未治療の急性骨髄性白血病は極めて重篤な疾患となり、死に至るおそれもあります。
そんな白血病ですが、漢方での治療の例はあるのでしょうか?
白血病には慢性と急性があり、さらに骨髄性とリンパ性のものとに分けられます。
この病気は、白血病が無制限に増加するもので、血小板が少なくなって出血しやすくなり、貧血が起こり、脾臓や肝臓が腫れる傾向があります。患者は疲労倦怠感を訴え、食欲不振、動悸、息切れなどを訴えますが、また高熱が出ることもあります。
通常では、西洋医学の治療が行われます。渡辺謙さんが患った、急性骨髄性白血病(AML)の治療の基本は、骨髄中に増えた白血病細胞を死滅させ、正常な血液細胞を増やすというやりかたです。抗がん剤を用いた化学療法が、急性骨髄性白血病(AML)の第一の治療法になります。

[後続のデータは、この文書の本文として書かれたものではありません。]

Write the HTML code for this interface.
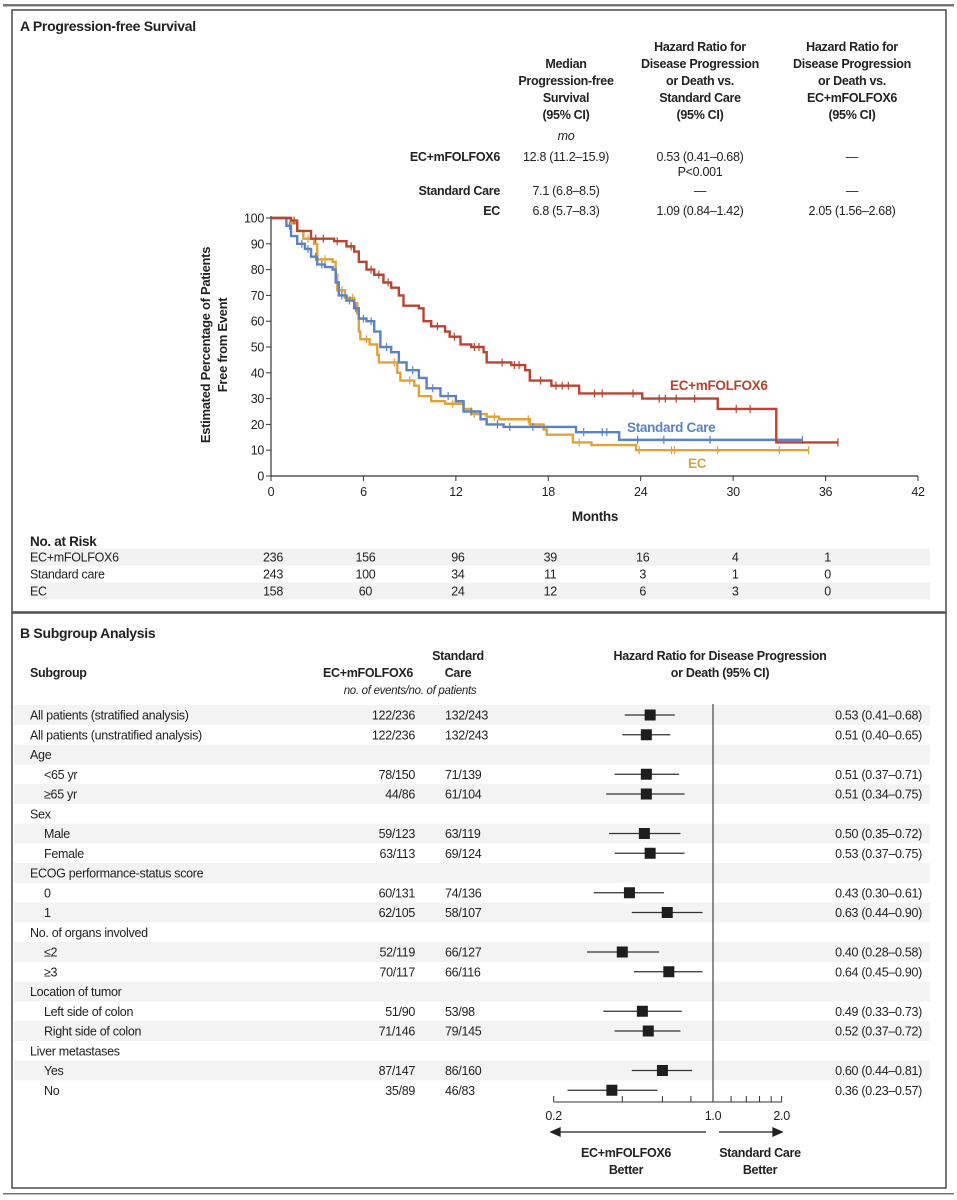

漢方治療では、症状の軽快をみることがあり、ときに全治します。
漢方治療の例をご紹介します。
「31歳の婦人で、某大学病院で、白血病と診断され、あと半年の余名であろうと家族の者に告げられたという患者に、脾腫、肝肥大、貧血、出血性の傾向を目標に、帰脾湯を与えたところ、1ヶ月後には、脾腫半減し、肝は触れなくなり、出血やみ、3ヶ月後には、血色もよくなり、会社につとめるようになった。」
【引用:漢方診療医典 第6版 大塚敬節 矢数道明 清水藤太郎 著】
この例のように、漢方薬で軽快することもあるのです。